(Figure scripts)
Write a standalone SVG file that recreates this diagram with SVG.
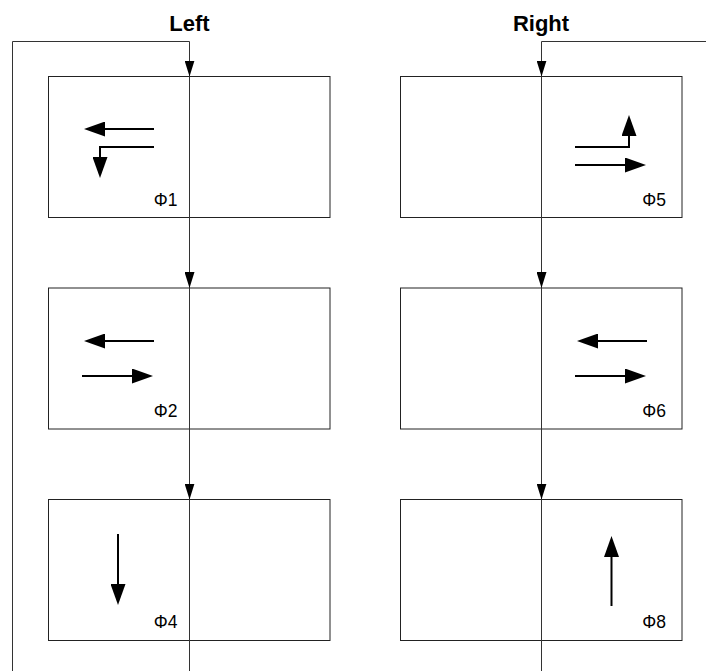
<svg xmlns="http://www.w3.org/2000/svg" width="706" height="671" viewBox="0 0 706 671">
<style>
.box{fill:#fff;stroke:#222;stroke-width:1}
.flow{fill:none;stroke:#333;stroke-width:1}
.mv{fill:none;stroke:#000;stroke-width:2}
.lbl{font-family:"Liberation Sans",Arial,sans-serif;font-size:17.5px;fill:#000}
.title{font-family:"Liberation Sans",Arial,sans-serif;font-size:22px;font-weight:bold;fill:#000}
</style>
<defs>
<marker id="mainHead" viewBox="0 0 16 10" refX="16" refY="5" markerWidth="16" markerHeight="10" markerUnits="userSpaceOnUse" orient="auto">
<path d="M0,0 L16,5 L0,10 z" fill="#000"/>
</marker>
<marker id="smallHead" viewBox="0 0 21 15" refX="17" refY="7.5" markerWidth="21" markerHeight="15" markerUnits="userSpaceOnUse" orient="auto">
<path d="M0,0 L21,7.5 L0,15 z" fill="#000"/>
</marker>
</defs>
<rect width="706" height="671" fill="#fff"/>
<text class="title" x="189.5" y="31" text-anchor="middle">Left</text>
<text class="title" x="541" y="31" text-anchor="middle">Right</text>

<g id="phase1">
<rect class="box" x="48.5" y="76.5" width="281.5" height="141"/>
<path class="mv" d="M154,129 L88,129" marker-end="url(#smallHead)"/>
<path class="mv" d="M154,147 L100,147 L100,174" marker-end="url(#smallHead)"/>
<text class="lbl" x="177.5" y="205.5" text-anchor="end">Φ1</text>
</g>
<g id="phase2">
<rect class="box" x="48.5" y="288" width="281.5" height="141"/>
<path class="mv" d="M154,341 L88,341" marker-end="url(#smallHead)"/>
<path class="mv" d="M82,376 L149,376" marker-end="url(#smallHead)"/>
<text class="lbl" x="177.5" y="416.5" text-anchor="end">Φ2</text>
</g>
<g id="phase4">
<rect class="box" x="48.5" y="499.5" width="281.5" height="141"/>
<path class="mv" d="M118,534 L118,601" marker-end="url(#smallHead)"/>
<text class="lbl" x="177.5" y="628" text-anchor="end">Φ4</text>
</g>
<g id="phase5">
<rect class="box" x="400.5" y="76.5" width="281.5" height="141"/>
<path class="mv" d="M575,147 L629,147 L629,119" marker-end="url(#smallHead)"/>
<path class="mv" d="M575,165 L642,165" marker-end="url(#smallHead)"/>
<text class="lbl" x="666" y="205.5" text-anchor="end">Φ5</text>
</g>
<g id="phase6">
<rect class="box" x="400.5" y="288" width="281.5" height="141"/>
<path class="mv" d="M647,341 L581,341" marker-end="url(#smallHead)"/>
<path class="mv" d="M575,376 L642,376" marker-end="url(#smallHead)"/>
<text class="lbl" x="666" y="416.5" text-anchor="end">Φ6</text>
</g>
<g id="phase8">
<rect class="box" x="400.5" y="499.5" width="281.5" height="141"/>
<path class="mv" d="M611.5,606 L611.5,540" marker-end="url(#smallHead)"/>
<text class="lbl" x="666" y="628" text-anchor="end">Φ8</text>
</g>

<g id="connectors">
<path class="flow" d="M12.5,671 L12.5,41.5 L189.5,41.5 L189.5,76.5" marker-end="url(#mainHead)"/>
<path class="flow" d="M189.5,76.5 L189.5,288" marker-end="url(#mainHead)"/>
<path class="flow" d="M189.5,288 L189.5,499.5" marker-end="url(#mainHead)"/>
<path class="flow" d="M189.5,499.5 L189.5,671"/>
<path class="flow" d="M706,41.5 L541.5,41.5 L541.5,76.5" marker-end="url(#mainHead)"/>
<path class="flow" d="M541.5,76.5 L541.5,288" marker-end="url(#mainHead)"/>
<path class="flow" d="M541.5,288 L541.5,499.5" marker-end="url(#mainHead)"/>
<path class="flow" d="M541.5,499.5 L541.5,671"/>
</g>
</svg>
---
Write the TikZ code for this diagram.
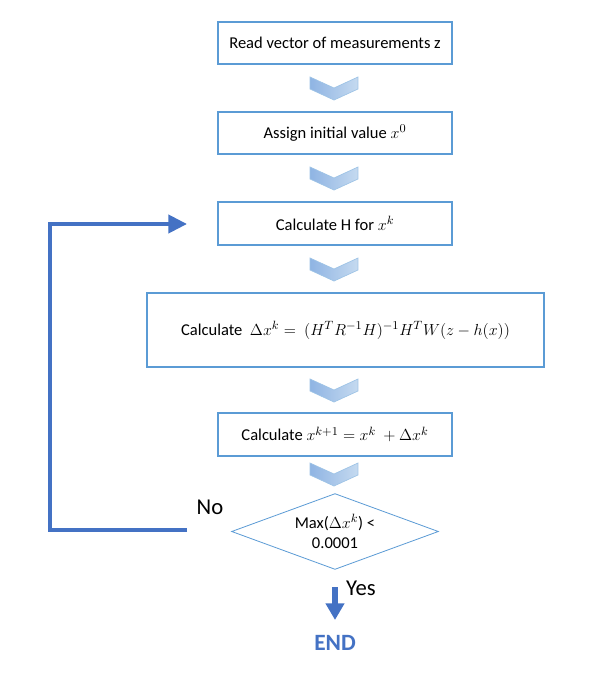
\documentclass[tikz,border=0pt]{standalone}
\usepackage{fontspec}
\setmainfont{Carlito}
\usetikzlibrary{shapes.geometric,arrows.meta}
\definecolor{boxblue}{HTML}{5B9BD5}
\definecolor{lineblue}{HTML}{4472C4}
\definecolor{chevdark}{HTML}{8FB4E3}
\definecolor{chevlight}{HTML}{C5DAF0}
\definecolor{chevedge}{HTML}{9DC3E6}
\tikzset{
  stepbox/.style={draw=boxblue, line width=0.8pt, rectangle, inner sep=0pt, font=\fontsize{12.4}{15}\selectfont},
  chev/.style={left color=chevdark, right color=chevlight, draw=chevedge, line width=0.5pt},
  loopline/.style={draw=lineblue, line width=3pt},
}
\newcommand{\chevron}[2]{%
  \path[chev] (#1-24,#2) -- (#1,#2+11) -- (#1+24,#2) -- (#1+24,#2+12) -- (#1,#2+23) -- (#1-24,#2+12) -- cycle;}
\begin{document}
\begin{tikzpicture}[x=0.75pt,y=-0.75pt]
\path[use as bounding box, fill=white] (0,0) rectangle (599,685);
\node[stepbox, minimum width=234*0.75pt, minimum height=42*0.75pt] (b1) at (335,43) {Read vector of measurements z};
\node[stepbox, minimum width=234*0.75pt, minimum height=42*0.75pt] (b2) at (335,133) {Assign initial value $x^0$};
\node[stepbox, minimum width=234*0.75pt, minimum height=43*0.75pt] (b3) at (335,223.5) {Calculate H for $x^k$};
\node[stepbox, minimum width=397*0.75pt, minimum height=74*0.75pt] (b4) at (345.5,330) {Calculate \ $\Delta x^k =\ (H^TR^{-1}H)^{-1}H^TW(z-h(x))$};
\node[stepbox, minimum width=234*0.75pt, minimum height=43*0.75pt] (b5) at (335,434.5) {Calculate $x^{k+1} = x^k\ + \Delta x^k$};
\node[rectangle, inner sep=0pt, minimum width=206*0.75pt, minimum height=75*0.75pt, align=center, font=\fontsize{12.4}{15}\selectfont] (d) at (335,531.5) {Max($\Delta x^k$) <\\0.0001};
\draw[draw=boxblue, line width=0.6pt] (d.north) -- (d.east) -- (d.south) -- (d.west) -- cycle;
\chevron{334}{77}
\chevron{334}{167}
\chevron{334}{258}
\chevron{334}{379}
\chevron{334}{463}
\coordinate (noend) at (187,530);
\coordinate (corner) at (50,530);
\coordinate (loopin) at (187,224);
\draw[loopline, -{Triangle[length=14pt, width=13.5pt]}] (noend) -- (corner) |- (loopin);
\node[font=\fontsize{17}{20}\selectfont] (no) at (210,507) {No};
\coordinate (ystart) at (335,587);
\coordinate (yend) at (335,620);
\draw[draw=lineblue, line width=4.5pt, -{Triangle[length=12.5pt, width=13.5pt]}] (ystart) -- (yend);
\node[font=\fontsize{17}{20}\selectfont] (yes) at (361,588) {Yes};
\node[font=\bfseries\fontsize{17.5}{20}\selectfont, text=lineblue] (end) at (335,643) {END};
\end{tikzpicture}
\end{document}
==
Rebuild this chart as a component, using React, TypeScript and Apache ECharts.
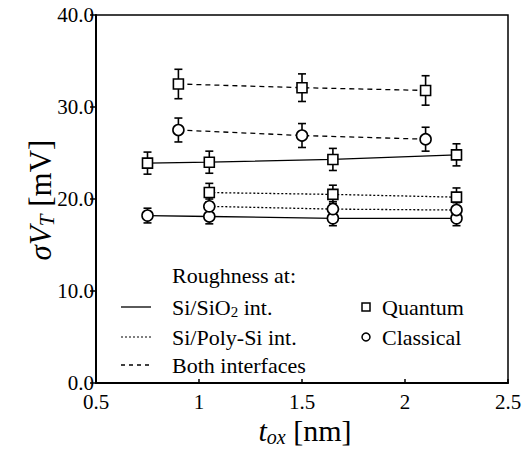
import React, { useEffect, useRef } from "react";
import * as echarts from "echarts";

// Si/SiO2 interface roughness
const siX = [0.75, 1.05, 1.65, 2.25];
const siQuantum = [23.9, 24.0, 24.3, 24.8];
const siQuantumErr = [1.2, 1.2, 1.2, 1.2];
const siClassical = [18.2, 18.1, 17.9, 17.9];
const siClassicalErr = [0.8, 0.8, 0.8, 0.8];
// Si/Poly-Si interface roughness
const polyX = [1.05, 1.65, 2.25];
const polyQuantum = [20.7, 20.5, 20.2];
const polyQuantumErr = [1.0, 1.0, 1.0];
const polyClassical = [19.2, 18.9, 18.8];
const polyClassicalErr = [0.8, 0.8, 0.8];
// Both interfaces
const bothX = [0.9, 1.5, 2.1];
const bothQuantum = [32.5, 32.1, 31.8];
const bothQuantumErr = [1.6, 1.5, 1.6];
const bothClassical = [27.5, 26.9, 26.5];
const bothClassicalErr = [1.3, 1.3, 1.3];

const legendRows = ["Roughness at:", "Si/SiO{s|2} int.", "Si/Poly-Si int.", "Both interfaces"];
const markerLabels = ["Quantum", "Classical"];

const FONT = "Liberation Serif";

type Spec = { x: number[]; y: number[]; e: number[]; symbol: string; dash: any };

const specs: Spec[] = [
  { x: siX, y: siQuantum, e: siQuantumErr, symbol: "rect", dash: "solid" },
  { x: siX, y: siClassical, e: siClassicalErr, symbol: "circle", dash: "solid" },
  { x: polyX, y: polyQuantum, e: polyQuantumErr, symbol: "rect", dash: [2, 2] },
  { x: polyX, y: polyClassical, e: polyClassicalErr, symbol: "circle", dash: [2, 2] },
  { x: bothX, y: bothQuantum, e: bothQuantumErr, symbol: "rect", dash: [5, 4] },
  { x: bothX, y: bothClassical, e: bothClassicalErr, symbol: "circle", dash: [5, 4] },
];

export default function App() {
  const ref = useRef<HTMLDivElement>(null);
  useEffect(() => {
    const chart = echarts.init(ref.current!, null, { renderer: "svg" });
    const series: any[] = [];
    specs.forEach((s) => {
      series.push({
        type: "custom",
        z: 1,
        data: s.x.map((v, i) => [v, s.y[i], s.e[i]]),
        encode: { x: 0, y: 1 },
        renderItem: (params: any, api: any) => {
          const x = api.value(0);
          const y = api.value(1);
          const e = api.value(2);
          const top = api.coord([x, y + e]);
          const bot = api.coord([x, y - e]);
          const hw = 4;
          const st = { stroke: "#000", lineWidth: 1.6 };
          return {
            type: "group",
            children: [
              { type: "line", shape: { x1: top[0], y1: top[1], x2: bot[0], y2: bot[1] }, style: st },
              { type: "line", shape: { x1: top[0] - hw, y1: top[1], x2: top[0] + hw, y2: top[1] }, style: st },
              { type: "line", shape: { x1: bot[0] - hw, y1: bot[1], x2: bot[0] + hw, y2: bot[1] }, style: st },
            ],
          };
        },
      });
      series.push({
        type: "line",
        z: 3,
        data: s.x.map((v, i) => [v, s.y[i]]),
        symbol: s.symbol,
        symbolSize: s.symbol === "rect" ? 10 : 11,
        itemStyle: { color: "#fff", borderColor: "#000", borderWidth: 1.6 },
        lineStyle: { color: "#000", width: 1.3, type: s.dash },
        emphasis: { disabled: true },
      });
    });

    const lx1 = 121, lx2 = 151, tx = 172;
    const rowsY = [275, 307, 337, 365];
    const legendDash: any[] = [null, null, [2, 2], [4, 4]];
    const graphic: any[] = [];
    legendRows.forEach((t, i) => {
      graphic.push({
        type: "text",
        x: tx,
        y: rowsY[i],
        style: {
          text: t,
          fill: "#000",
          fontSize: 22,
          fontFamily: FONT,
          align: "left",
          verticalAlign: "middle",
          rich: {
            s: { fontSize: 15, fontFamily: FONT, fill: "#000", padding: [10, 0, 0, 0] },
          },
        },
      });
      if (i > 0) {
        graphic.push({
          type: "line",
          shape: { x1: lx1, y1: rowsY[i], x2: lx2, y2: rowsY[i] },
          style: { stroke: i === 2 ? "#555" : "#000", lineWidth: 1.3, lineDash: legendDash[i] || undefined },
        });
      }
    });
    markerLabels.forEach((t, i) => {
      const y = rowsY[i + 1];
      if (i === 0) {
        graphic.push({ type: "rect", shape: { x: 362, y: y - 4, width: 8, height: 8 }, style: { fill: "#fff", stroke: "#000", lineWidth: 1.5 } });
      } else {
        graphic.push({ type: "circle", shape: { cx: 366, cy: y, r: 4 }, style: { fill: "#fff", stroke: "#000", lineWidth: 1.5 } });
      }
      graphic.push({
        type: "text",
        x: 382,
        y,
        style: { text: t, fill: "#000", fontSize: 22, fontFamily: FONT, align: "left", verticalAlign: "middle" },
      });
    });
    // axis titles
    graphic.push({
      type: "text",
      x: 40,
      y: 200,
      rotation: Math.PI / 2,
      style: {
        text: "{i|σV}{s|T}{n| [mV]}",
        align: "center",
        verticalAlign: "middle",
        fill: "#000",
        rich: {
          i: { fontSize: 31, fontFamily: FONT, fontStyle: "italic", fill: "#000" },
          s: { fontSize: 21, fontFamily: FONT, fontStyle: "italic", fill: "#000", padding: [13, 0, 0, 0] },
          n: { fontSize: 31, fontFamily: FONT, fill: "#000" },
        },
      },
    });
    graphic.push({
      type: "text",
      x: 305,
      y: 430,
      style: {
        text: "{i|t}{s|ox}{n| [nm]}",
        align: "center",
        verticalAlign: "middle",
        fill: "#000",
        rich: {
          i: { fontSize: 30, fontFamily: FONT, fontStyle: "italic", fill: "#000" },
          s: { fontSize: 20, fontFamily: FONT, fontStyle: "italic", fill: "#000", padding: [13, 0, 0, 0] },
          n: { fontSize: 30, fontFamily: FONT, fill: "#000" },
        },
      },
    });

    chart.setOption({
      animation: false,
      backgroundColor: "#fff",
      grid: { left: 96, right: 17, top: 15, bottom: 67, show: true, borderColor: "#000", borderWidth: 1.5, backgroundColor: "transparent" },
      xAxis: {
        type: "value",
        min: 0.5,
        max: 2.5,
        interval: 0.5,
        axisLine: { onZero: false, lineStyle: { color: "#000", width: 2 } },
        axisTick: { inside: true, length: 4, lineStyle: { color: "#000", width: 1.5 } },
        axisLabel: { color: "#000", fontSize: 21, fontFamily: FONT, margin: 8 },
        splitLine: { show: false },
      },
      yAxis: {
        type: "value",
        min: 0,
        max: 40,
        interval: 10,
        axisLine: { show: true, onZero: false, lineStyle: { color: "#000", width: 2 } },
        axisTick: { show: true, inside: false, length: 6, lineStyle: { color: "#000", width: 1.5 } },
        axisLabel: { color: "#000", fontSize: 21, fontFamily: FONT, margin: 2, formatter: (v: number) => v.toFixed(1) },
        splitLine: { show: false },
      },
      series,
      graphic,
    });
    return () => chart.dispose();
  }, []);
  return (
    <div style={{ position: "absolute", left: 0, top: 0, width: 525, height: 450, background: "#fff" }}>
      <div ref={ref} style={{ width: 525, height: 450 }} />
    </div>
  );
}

[Problem to work on] The first line to copy holds "Rebuild this chart", and the last holds "number[]; y: number[];". Copy them and the lines between exactly, leaving out pictures.

[Task answer]
Rebuild this chart as a component, using React, TypeScript and Apache ECharts.
import React, { useEffect, useRef } from "react";
import * as echarts from "echarts";

// Si/SiO2 interface roughness
const siX = [0.75, 1.05, 1.65, 2.25];
const siQuantum = [23.9, 24.0, 24.3, 24.8];
const siQuantumErr = [1.2, 1.2, 1.2, 1.2];
const siClassical = [18.2, 18.1, 17.9, 17.9];
const siClassicalErr = [0.8, 0.8, 0.8, 0.8];
// Si/Poly-Si interface roughness
const polyX = [1.05, 1.65, 2.25];
const polyQuantum = [20.7, 20.5, 20.2];
const polyQuantumErr = [1.0, 1.0, 1.0];
const polyClassical = [19.2, 18.9, 18.8];
const polyClassicalErr = [0.8, 0.8, 0.8];
// Both interfaces
const bothX = [0.9, 1.5, 2.1];
const bothQuantum = [32.5, 32.1, 31.8];
const bothQuantumErr = [1.6, 1.5, 1.6];
const bothClassical = [27.5, 26.9, 26.5];
const bothClassicalErr = [1.3, 1.3, 1.3];

const legendRows = ["Roughness at:", "Si/SiO{s|2} int.", "Si/Poly-Si int.", "Both interfaces"];
const markerLabels = ["Quantum", "Classical"];

const FONT = "Liberation Serif";

type Spec = { x: number[]; y: number[]; e: number[]; symbol: string; dash: any };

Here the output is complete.